Runtime: 12 ms, faster than 85.78% of Go online submissions for Lowest Common Ancestor of a Binary Tree.

Memory Usage: 7.6 MB, less than 100.00% of Go online submissions for Lowest Common Ancestor of a Binary Tree.

var lowestCommonAncestor = function(root, p, q) {
  if (!root || root === p || root === q) {
    return root
  }
  const left = lowestCommonAncestor(root.left, p, q)
  const right = lowestCommonAncestor(root.right, p, q)
  if (left && right) {
    return root
  }
  return left ? left : right
};

Runtime: 68 ms, faster than 78.64% of JavaScript online submissions for Lowest Common Ancestor of a Binary Tree.

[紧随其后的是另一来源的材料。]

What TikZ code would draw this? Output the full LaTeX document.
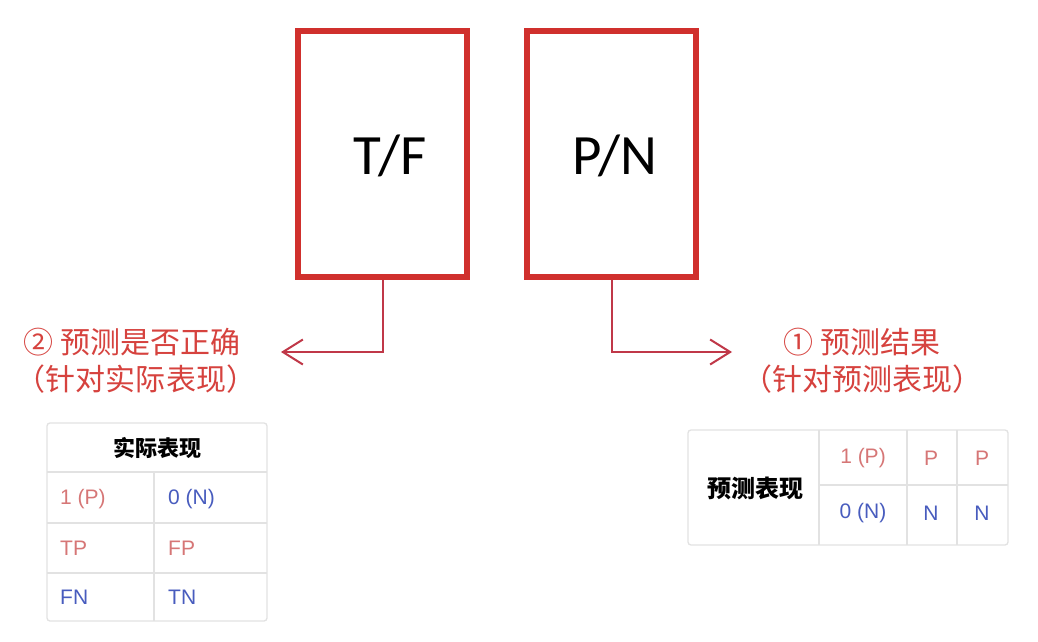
\documentclass[tikz,border=0pt]{standalone}
\usepackage{fontspec}
\setmainfont{Liberation Sans}
\newfontfamily\cjk{Noto Sans CJK SC}
\newfontfamily\carl{Carlito}
\usetikzlibrary{arrows.meta}
\definecolor{boxred}{RGB}{208,48,45}
\definecolor{lnred}{RGB}{192,56,72}
\definecolor{txtred}{RGB}{214,66,62}
\definecolor{cellred}{RGB}{214,118,118}
\definecolor{cellblue}{RGB}{72,92,190}
\definecolor{gridgray}{RGB}{226,226,226}
\tikzset{
  bigbox/.style={draw=boxred, line width=6pt, minimum width=169pt, minimum height=246pt, inner sep=0pt},
  bigtxt/.style={font=\carl\fontsize{57}{60}\selectfont, inner sep=0pt},
  conn/.style={draw=lnred, line width=2pt, -{Straight Barb[length=20pt,width=25pt,line width=2pt]}},
  lbl/.style={text=txtred, font=\cjk\fontsize{30}{34}\selectfont, inner sep=0pt},
  hd/.style={font=\cjk\bfseries\fontsize{22}{25}\selectfont, inner sep=0pt},
  hdb/.style={font=\cjk\bfseries\fontsize{24}{28}\selectfont, inner sep=0pt},
  cr/.style={text=cellred, font=\fontsize{21}{24}\selectfont, inner sep=0pt},
  cb/.style={text=cellblue, font=\fontsize{21}{24}\selectfont, inner sep=0pt},
  gridl/.style={draw=gridgray, line width=1.3pt},
}
\begin{document}
\begin{tikzpicture}[x=1pt,y=-1pt]
\useasboundingbox[fill=white] (0,0) rectangle (1038,642);
% boxes
\node[bigbox] (tf) at (382.5,154) {};
\node[bigbox] (pn) at (611.5,154) {};
\node[bigtxt] (tft) at (390,156) {T/F};
\node[bigtxt] (pnt) at (615,156) {P/N};
% connectors
\coordinate (ltip) at (281,352);
\coordinate (rtip) at (732,352);
\draw[conn] (tf.south) |- (ltip);
\draw[conn] (pn.south) |- (rtip);
% labels
\node[lbl] (l1) at (132,342) {② 预测是否正确};
\node[lbl] (l2) at (136,379) {（针对实际表现）};
\node[lbl] (r1) at (862,342) {① 预测结果};
\node[lbl] (r2) at (862,379) {（针对预测表现）};
% left table
\draw[gridl, rounded corners=3pt] (47,423) rectangle (267,621);
\draw[gridl] (47,472) -- (267,472);
\draw[gridl] (47,523) -- (267,523);
\draw[gridl] (47,573) -- (267,573);
\draw[gridl] (154,472) -- (154,621);
\node[hd] (lh) at (157,448) {实际表现};
\node[cr, anchor=west] (a1) at (60,499) {1 (P)};
\node[cb, anchor=west] (a2) at (168,499) {0 (N)};
\node[cr, anchor=west] (a3) at (60,548) {TP};
\node[cr, anchor=west] (a4) at (168,548) {FP};
\node[cb, anchor=west] (a5) at (60,597) {FN};
\node[cb, anchor=west] (a6) at (168,597) {TN};
% right table
\draw[gridl, rounded corners=3pt] (688,430) rectangle (1008,545);
\draw[gridl] (819,430) -- (819,545);
\draw[gridl] (907,430) -- (907,545);
\draw[gridl] (957,430) -- (957,545);
\draw[gridl] (819,485) -- (1008,485);
\node[hdb] (rh) at (755,488) {预测表现};
\node[cr] (b1) at (863,458) {1 (P)};
\node[cr] (b2) at (931,458) {P};
\node[cr] (b3) at (982,458) {P};
\node[cb] (b4) at (863,513) {0 (N)};
\node[cb] (b5) at (931,513) {N};
\node[cb] (b6) at (982,513) {N};
\end{tikzpicture}
\end{document}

Memory Usage: 41.6 MB, less than 50.00% of JavaScript online submissions for Lowest Common Ancestor of a Binary Tree.

光头大佬的四行解法

class Solution(object):
    def lowestCommonAncestor(self, root, p, q):
        if root in (None, p, q): return root
        subs = [self.lowestCommonAncestor(kid, p, q)
            for kid in (root.left, root.right)]
        return root if all(subs) else max(subs)

Runtime: 80 ms, faster than 15.07% of Python online submissions for Lowest Common Ancestor of a Binary Tree.

Memory Usage: 26.9 MB, less than 5.88% of Python online submissions for Lowest Common Ancestor of a Binary Tree.